Jan 9, 2009

style makes the magazine illustrator

The end-of-the-year "favorite illustrations" recap from Slate magazine is a fantastic way to start a discussion of artistic style.

1 comment:

Comakid said...

Like, the pictures themselves aren't that good. At all. What's important is either the caption and words associated with the picture, or what the picture represents. So, in our society, artistic quality is beginning to fade, and instead, people value the picture for what it says. But, what about pictures that express both?

Personally, I like artists that draw what I'm interested in; as in the style that I like. For example, Blotch is a great artist; his style reflects happiness. That's what it shows to me; by using partially animal characters, furry art allows the viewer to connect more with the characters. Because, when you look at other humans, while there is a basic tie through humanity, some of the effect is lost because it is another human being with independent emotions and feelings. It becomes nearly impossible to express strong emotions; the pictures that CAN do this stick out.

Like, this is the reason why the Mona Lisa is so popular; because we don't know what she's thinking. We're so separated, that the entire premise of separation becomes the picture. da Vinci was a genius.

But, to me, the furry art surpasses this limitation, because animals seem to represent emotions and feelings in a way that simply cannot be achieved by people. Maybe I'm just some crazy person who's trying to justify his personal tastes, but really? You should check out Blotch's art. (screwbald.com)

And, like, the most important thing about Blotch? He conveys emotion so well. When the characters look happy, they look truly happy. The only problem I see is that he doesn't convey other emotions than variations on happiness.

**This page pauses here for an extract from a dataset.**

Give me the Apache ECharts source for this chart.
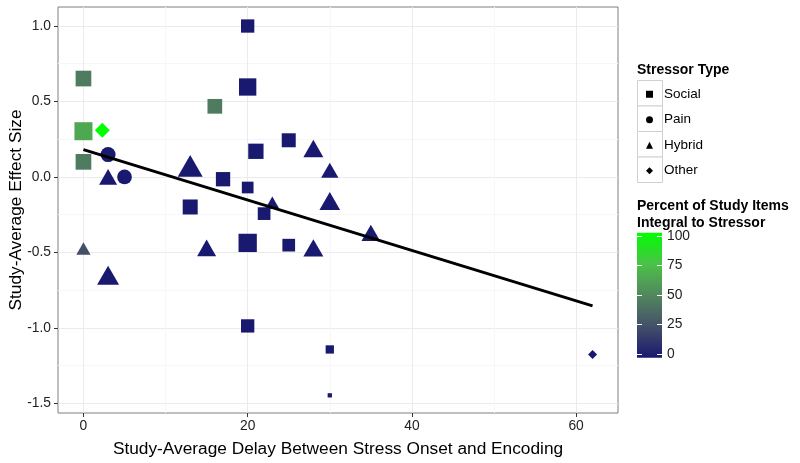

Finally, I wanted to talk (to a wall) about the art chosen for the image up top. I like the one in the upper left, because the characters look both strained and happy at the same time, and when the caption referred to working class moms, it kind of created this image of being caught between family responsibility and personal obligations. It seems to represent that these moms want the best for their family, that "Disney-land" ideal, but that relations are often strained and distant.

And... I'm too tired to go further. It's ten and I just came back from a debate tournament. I just felt like going on one of the blogs that WASN'T LD related.

To be succinct, artistic style is based on a mix of the picture's realism and its ability to effect people emotionally.

Yeah, it did take half a page to say that. Again, you can find Blotch at Screwbald.com.

(I entered the letters as shown in the image. Take the damn post. I'm not a hacker. Could a hacker even write this much? No. Just... argh.)